3. Asliye Hukuk Mahkemesince gerçek kişiler arasındaki hukuki uyuşmazlık yargısal faaliyet sonucu giderilmiş, davacı tarafın tapu kaydına 3402 sayılı Kanun'un 13 üncü maddesinin (B) bendinin (c) alt bendi uyarınca hukuki kıymetini yitirmesi nedeniyle değer verilmeyerek tespit maliklerinin zilyetlikleri korunmak suretiyle dava reddedilmiştir.
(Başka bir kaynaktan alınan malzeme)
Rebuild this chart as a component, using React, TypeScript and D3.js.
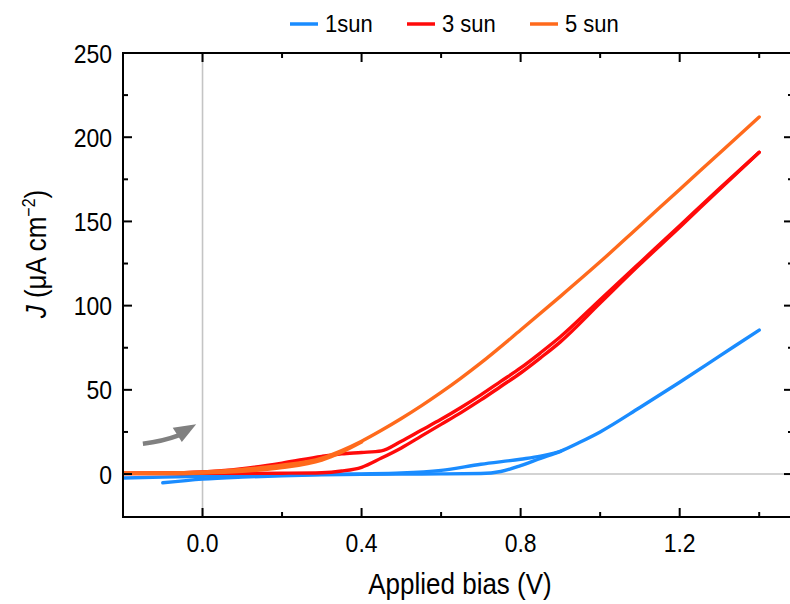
import React from "react";
import * as d3 from "d3";

// 1 sun (blue)
const bias1Fwd = [-0.1, 0.0, 0.1, 0.2, 0.3, 0.4, 0.5, 0.6, 0.7, 0.75, 0.8, 0.85, 0.9, 0.95, 1.0, 1.1, 1.2, 1.3, 1.4];
const j1Fwd = [-5.2, -3.0, -1.8, -1.0, -0.5, -0.2, 0.0, 0.1, 0.3, 1.5, 5.0, 9.3, 13.5, 19.0, 25.0, 39.5, 54.5, 70.0, 85.5];
const bias1Rev = [-0.2, -0.1, 0.0, 0.1, 0.2, 0.3, 0.4, 0.5, 0.6, 0.7, 0.8, 0.85, 0.9];
const j1Rev = [-2.3, -1.8, -1.3, -0.8, -0.5, -0.2, 0.1, 0.6, 2.2, 5.8, 8.8, 10.6, 13.5];

// 3 sun (red)
const bias3Fwd = [-0.2, -0.1, 0.0, 0.1, 0.2, 0.3, 0.35, 0.4, 0.45, 0.5, 0.55, 0.6, 0.65, 0.7, 0.75, 0.8, 0.85, 0.9, 1.0, 1.1, 1.2, 1.3, 1.4];
const j3Fwd = [0.5, 0.6, 1.2, 3.2, 6.5, 10.5, 12.0, 12.8, 13.8, 19.5, 26.0, 32.5, 39.5, 47.0, 55.0, 63.0, 72.0, 81.5, 103.5, 125.5, 147.5, 169.5, 191.0];
const bias3Rev = [-0.2, -0.1, 0.0, 0.1, 0.2, 0.3, 0.35, 0.4, 0.45, 0.5, 0.55, 0.6, 0.65, 0.7, 0.75, 0.8, 0.85, 0.9, 1.0, 1.1, 1.2, 1.3, 1.4];
const j3Rev = [0.3, 0.3, 0.4, 0.4, 0.5, 0.8, 1.8, 4.0, 9.5, 15.5, 22.5, 29.5, 36.5, 44.0, 52.0, 60.0, 69.0, 78.5, 101.5, 124.5, 146.5, 169.0, 191.0];

// 5 sun (orange)
const bias5Fwd = [-0.2, -0.1, 0.0, 0.1, 0.2, 0.3, 0.35, 0.4, 0.45, 0.5, 0.55, 0.6, 0.65, 0.7, 0.8, 0.9, 1.0, 1.1, 1.2, 1.3, 1.4];
const j5Fwd = [0.6, 0.7, 1.3, 2.8, 5.2, 9.5, 14.0, 19.5, 26.0, 33.0, 40.5, 48.5, 57.0, 66.0, 85.5, 105.5, 126.0, 147.5, 169.0, 190.5, 212.0];
const bias5Rev = [-0.2, -0.1, 0.0, 0.1, 0.2, 0.3, 0.35, 0.4];
const j5Rev = [0.3, 0.3, 0.6, 1.6, 3.8, 8.3, 13.0, 19.0];

const seriesNames = ["1sun", "3 sun", "5 sun"];
const seriesColors = ["#1a8cff", "#ff0a0a", "#ff6a1c"];

const xMajorTicks = [0.0, 0.4, 0.8, 1.2];
const xMinorTicks = [0.2, 0.6, 1.0, 1.4];
const yMajorTicks = [0, 50, 100, 150, 200, 250];
const yMinorTicks = [25, 75, 125, 175, 225];

const FONT = "'Liberation Sans', Arial, Helvetica, sans-serif";
const SY = 1.15;

export default function App() {
  const L = 123, R = 793, T = 53, B = 517;
  const x = d3.scaleLinear().domain([-0.2, 1.485]).range([L, R]);
  const y = d3.scaleLinear().domain([-25.5, 250]).range([B, T]);

  const line = d3
    .line<[number, number]>()
    .x((d) => x(d[0]))
    .y((d) => y(d[1]))
    .curve(d3.curveMonotoneX);

  const zip = (a: number[], b: number[]) => a.map((v, i) => [v, b[i]] as [number, number]);

  const branches = [
    { c: 0, d: zip(bias1Rev, j1Rev) },
    { c: 0, d: zip(bias1Fwd, j1Fwd) },
    { c: 1, d: zip(bias3Rev, j3Rev) },
    { c: 1, d: zip(bias3Fwd, j3Fwd) },
    { c: 2, d: zip(bias5Rev, j5Rev) },
    { c: 2, d: zip(bias5Fwd, j5Fwd) },
  ];

  const majorLen = 9, minorLen = 5;

  // arrow annotation in data coords
  const ax0 = x(-0.15), ay0 = y(18.0);
  const ax1 = x(-0.06), ay1 = y(23.0);
  const tip = [x(-0.016), y(29.5)];
  const b1 = [x(-0.075), y(27.5)];
  const b2 = [x(-0.052), y(19.0)];

  const legendX = [290, 407, 530];

  return (
    <svg
      width={790}
      height={604}
      style={{ position: "absolute", left: 0, top: 0, background: "#fff" }}
      fontFamily={FONT}
    >
      <defs>
        <clipPath id="plotclip">
          <rect x={L} y={T} width={R - L} height={B - T} />
        </clipPath>
      </defs>
      <rect x={0} y={0} width={790} height={604} fill="#fff" />

      {/* reference lines */}
      <line x1={x(0)} x2={x(0)} y1={T} y2={B} stroke="#c4c4c4" strokeWidth={1.6} />
      <line x1={L} x2={R} y1={y(0)} y2={y(0)} stroke="#c4c4c4" strokeWidth={1.6} />

      {/* arrow */}
      <path
        d={`M${ax0},${ay0} Q${x(-0.1)},${y(19.5)} ${ax1},${ay1}`}
        fill="none"
        stroke="#808080"
        strokeWidth={4.5}
      />
      <path d={`M${tip[0]},${tip[1]} L${b1[0]},${b1[1]} L${b2[0]},${b2[1]} Z`} fill="#808080" />

      {/* curves */}
      <g clipPath="url(#plotclip)">
        {branches.map((b, i) => (
          <path
            key={i}
            d={line(b.d) || ""}
            fill="none"
            stroke={seriesColors[b.c]}
            strokeWidth={3.4}
            strokeLinecap="round"
            strokeLinejoin="round"
          />
        ))}
      </g>

      {/* frame */}
      <rect x={L} y={T} width={R - L} height={B - T} fill="none" stroke="#000" strokeWidth={2} />

      {/* x ticks */}
      {xMajorTicks.map((t) => (
        <g key={"xM" + t}>
          <line x1={x(t)} x2={x(t)} y1={B} y2={B - majorLen} stroke="#000" strokeWidth={2} />
          <line x1={x(t)} x2={x(t)} y1={T} y2={T + majorLen} stroke="#000" strokeWidth={2} />
          <text transform={`translate(${x(t)},552) scale(1,${SY})`} textAnchor="middle" fontSize={23} fill="#000">
            {t.toFixed(1)}
          </text>
        </g>
      ))}
      {xMinorTicks.map((t) => (
        <g key={"xm" + t}>
          <line x1={x(t)} x2={x(t)} y1={B} y2={B - minorLen} stroke="#000" strokeWidth={2} />
          <line x1={x(t)} x2={x(t)} y1={T} y2={T + minorLen} stroke="#000" strokeWidth={2} />
        </g>
      ))}

      {/* y ticks */}
      {yMajorTicks.map((t) => (
        <g key={"yM" + t}>
          <line x1={L} x2={L + majorLen} y1={y(t)} y2={y(t)} stroke="#000" strokeWidth={2} />
          <line x1={R} x2={R - majorLen} y1={y(t)} y2={y(t)} stroke="#000" strokeWidth={2} />
          <text
            transform={`translate(112,${y(t) + 9.5}) scale(1,${SY})`}
            textAnchor="end"
            fontSize={23}
            fill="#000"
          >
            {t}
          </text>
        </g>
      ))}
      {yMinorTicks.map((t) => (
        <g key={"ym" + t}>
          <line x1={L} x2={L + minorLen} y1={y(t)} y2={y(t)} stroke="#000" strokeWidth={2} />
          <line x1={R} x2={R - minorLen} y1={y(t)} y2={y(t)} stroke="#000" strokeWidth={2} />
        </g>
      ))}

      {/* axis titles */}
      <text transform={`translate(460,594) scale(1,${SY})`} textAnchor="middle" fontSize={26} fill="#000">
        Applied bias (V)
      </text>
      <text transform={`translate(46,254) rotate(-90) scale(1,${SY})`} textAnchor="middle" fontSize={26} fill="#000">
        <tspan fontStyle="italic">J</tspan>
        <tspan> (μA cm</tspan>
        <tspan fontSize={16} dy={-10}>−2</tspan>
        <tspan dy={10}>)</tspan>
      </text>

      {/* legend */}
      {seriesNames.map((n, i) => (
        <g key={n}>
          <line x1={legendX[i]} x2={legendX[i] + 28} y1={24} y2={24} stroke={seriesColors[i]} strokeWidth={3.5} />
          <text transform={`translate(${legendX[i] + 35},32) scale(1,1.08)`} fontSize={22} fill="#000">
            {n}
          </text>
        </g>
      ))}
    </svg>
  );
}
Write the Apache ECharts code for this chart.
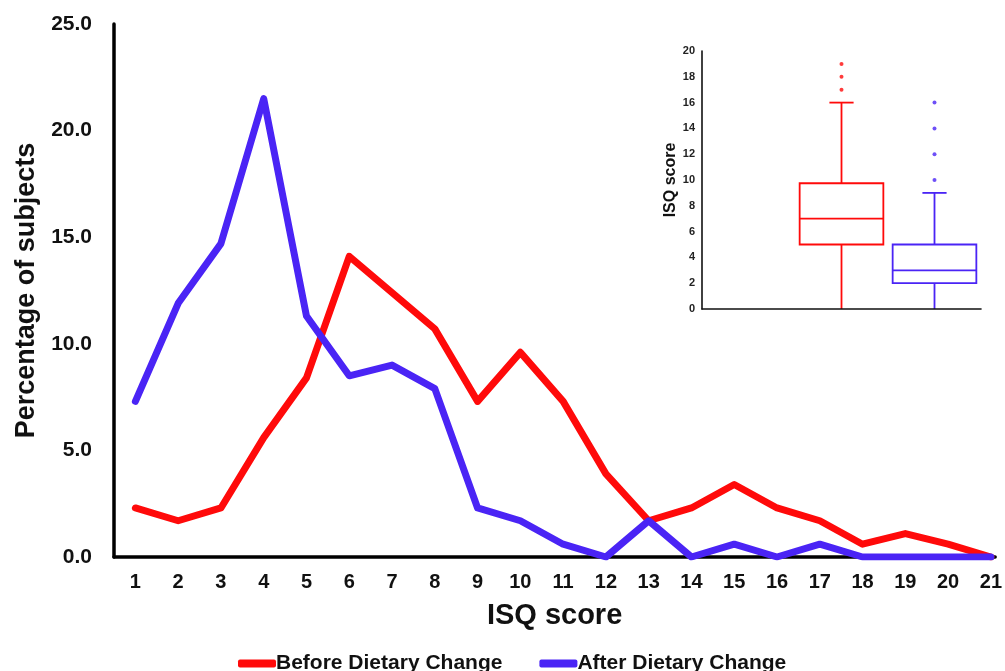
<!DOCTYPE html>
<html>
<head>
<meta charset="utf-8">
<script src="https://cdn.jsdelivr.net/npm/echarts@6/dist/echarts.min.js"></script>
<style>
html,body{margin:0;padding:0;background:#fff;}
#chart{width:1005px;height:671px;}
</style>
</head>
<body>
<div id="chart"></div>
<script>
// ---- data ----
const scores = [1,2,3,4,5,6,7,8,9,10,11,12,13,14,15,16,17,18,19,20,21];
const beforeValues = [2.3,1.7,2.3,5.6,8.4,14.1,12.4,10.7,7.3,9.6,7.3,3.9,1.7,2.3,3.4,2.3,1.7,0.6,1.1,0.6,0.0];
const afterValues  = [7.3,11.9,14.7,21.5,11.3,8.5,9.0,7.9,2.3,1.7,0.6,0.0,1.7,0.0,0.6,0.0,0.6,0.0,0.0,0.0,0.0];
const percentTicks = [0,5,10,15,20,25];
const seriesNames = ['Before Dietary Change','After Dietary Change'];
// inset boxplot: [low whisker, Q1, median, Q3, high whisker]
const boxCategories = ['', 'Before Dietary Change', 'After Dietary Change'];
const beforeBox = [0, 5, 7, 9.75, 16];
const afterBox  = [0, 2, 3, 5, 9];
const beforeOutliers = [17, 18, 19];
const afterOutliers  = [10, 12, 14, 16];
const isqTicks = [0,2,4,6,8,10,12,14,16,18,20];

const RED = '#ff0a0a';
const BLUE = '#4a24f5';
const FONT = '"Liberation Sans", Arial, sans-serif';

function boxRender(params, api) {
  const x = api.value(0);
  const lo = api.coord([x, api.value(1)]);
  const q1 = api.coord([x, api.value(2)]);
  const md = api.coord([x, api.value(3)]);
  const q3 = api.coord([x, api.value(4)]);
  const hi = api.coord([x, api.value(5)]);
  const band = api.size([1, 0])[0];
  const hw = band * 0.45, cw = band * 0.13;
  const color = api.visual('color');
  const st = {stroke: color, lineWidth: 1.8, fill: null};
  const cx = q1[0];
  return {
    type: 'group',
    children: [
      {type:'rect', shape:{x: cx-hw, y: q3[1], width: 2*hw, height: q1[1]-q3[1]}, style: st},
      {type:'line', shape:{x1: cx-hw, y1: md[1], x2: cx+hw, y2: md[1]}, style: st},
      {type:'line', shape:{x1: cx, y1: q3[1], x2: cx, y2: hi[1]}, style: st},
      {type:'line', shape:{x1: cx, y1: q1[1], x2: cx, y2: lo[1]}, style: st},
      {type:'line', shape:{x1: cx-cw, y1: hi[1], x2: cx+cw, y2: hi[1]}, style: st}
    ]
  };
}

const chart = echarts.init(document.getElementById('chart'));
chart.setOption({
  animation: false,
  backgroundColor: '#ffffff',
  textStyle: {fontFamily: FONT},
  legend: {
    data: seriesNames,
    left: 233,
    top: 648,
    icon: 'roundRect',
    itemWidth: 38,
    itemHeight: 8,
    itemGap: 37,
    textStyle: {fontFamily: FONT, fontWeight: 'bold', fontSize: 21, color: '#111', padding: [0, 0, 0, -5]}
  },
  grid: [
    {left: 114, right: 8, top: 24, bottom: 114, containLabel: false},
    {left: 702, width: 279, top: 51, bottom: 362, containLabel: false}
  ],
  xAxis: [
    {
      type: 'value', gridIndex: 0, min: 0.5, max: 21.1,
      name: 'ISQ score', nameLocation: 'middle', nameGap: 44,
      nameTextStyle: {fontFamily: FONT, fontWeight: 'bold', fontSize: 29, color: '#111'},
      axisLine: {show: true, onZero: false, lineStyle: {color: '#000', width: 3.5}},
      axisTick: {show: false},
      splitLine: {show: false},
      axisLabel: {customValues: scores, margin: 15, fontFamily: FONT, fontWeight: 'bold', fontSize: 20, color: '#111'}
    },
    {
      type: 'category', gridIndex: 1, data: boxCategories, z: 5,
      axisLine: {show: true, lineStyle: {color: '#111', width: 1.6}},
      axisTick: {show: false},
      axisLabel: {show: false},
      splitLine: {show: false}
    }
  ],
  yAxis: [
    {
      type: 'value', gridIndex: 0, min: 0, max: 25, interval: 5,
      name: 'Percentage of subjects', nameLocation: 'middle', nameGap: 72,
      nameTextStyle: {fontFamily: FONT, fontWeight: 'bold', fontSize: 27, color: '#111'},
      axisLine: {show: true, lineStyle: {color: '#000', width: 3.5}},
      axisTick: {show: false},
      splitLine: {show: false},
      axisLabel: {customValues: percentTicks, margin: 22, fontFamily: FONT, fontWeight: 'bold', fontSize: 21, color: '#111',
        formatter: v => v.toFixed(1)}
    },
    {
      type: 'value', gridIndex: 1, min: 0, max: 20, interval: 2,
      name: 'ISQ score', nameLocation: 'middle', nameGap: 20,
      nameTextStyle: {fontFamily: FONT, fontWeight: 'bold', fontSize: 16, color: '#111'},
      axisLine: {show: true, lineStyle: {color: '#111', width: 1.6}},
      axisTick: {show: false},
      splitLine: {show: false},
      axisLabel: {customValues: isqTicks, margin: 7, fontFamily: FONT, fontWeight: 'bold', fontSize: 11, color: '#222'}
    }
  ],
  series: [
    {
      name: seriesNames[0], type: 'line', xAxisIndex: 0, yAxisIndex: 0,
      data: scores.map((s, i) => [s, beforeValues[i]]),
      showSymbol: false, symbol: 'none', color: RED,
      lineStyle: {color: RED, width: 7, join: 'round', cap: 'round'}
    },
    {
      name: seriesNames[1], type: 'line', xAxisIndex: 0, yAxisIndex: 0,
      data: scores.map((s, i) => [s, afterValues[i]]),
      showSymbol: false, symbol: 'none', color: BLUE,
      lineStyle: {color: BLUE, width: 7, join: 'round', cap: 'round'}
    },
    {
      name: 'box-before', type: 'custom', xAxisIndex: 1, yAxisIndex: 1, z: 1,
      color: RED, itemStyle: {color: RED},
      renderItem: boxRender, encode: {x: 0, y: [1,2,3,4,5]},
      data: [[1].concat(beforeBox)]
    },
    {
      name: 'box-after', type: 'custom', xAxisIndex: 1, yAxisIndex: 1, z: 1,
      color: BLUE, itemStyle: {color: BLUE},
      renderItem: boxRender, encode: {x: 0, y: [1,2,3,4,5]},
      data: [[2].concat(afterBox)]
    },
    {
      name: 'out-before', type: 'scatter', xAxisIndex: 1, yAxisIndex: 1,
      symbolSize: 4, itemStyle: {color: RED},
      data: beforeOutliers.map(v => [boxCategories[1], v])
    },
    {
      name: 'out-after', type: 'scatter', xAxisIndex: 1, yAxisIndex: 1,
      symbolSize: 4, itemStyle: {color: BLUE},
      data: afterOutliers.map(v => [boxCategories[2], v])
    }
  ]
});
</script>
</body>
</html>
Başka bir anlatımla bu tapu kaydının idarece sonradan oluşturulan başka bir tahdit ya da kadastro komisyonunun işlemi ile ortadan kaldırılmadığı, tapu kaydının; yasama, yürütme ve yargı erkinin birbirinden ayrı ve bağımsız olması ilkesinin doğal sonucu olarak yürütülen yargısal bir faaliyet neticesi iptal edildiği, davacı tarafın kendisine ayni hak sağlamayan tapu kaydına dayanarak bu tapu kaydına değer verilmemesi nedeniyle mülkiyet hakkını kaybettiğinden bahisle açtığı tazminat davasında 4721 sayılı Kanun'un 1007 nci maddesi koşulları oluşmadığından davanın reddi yerine kabul kararı verilmesi bozmayı gerektirir.

VI. KARAR

Açıklanan sebeplerle;

Davalı Hazine vekilinin temyiz itirazları yerinde olduğundan Bölge Adliye Mahkemesi kararının açıklanan nedenlerle BOZULMASINA,

Dosyanın 6100 sayılı Kanun'un 373 üncü maddesinin ikinci fıkrası uyarınca kararı veren Bölge Adliye Mahkemesine gönderilmesine,

09.11.2023 tarihinde oy birliğiyle karar verildi.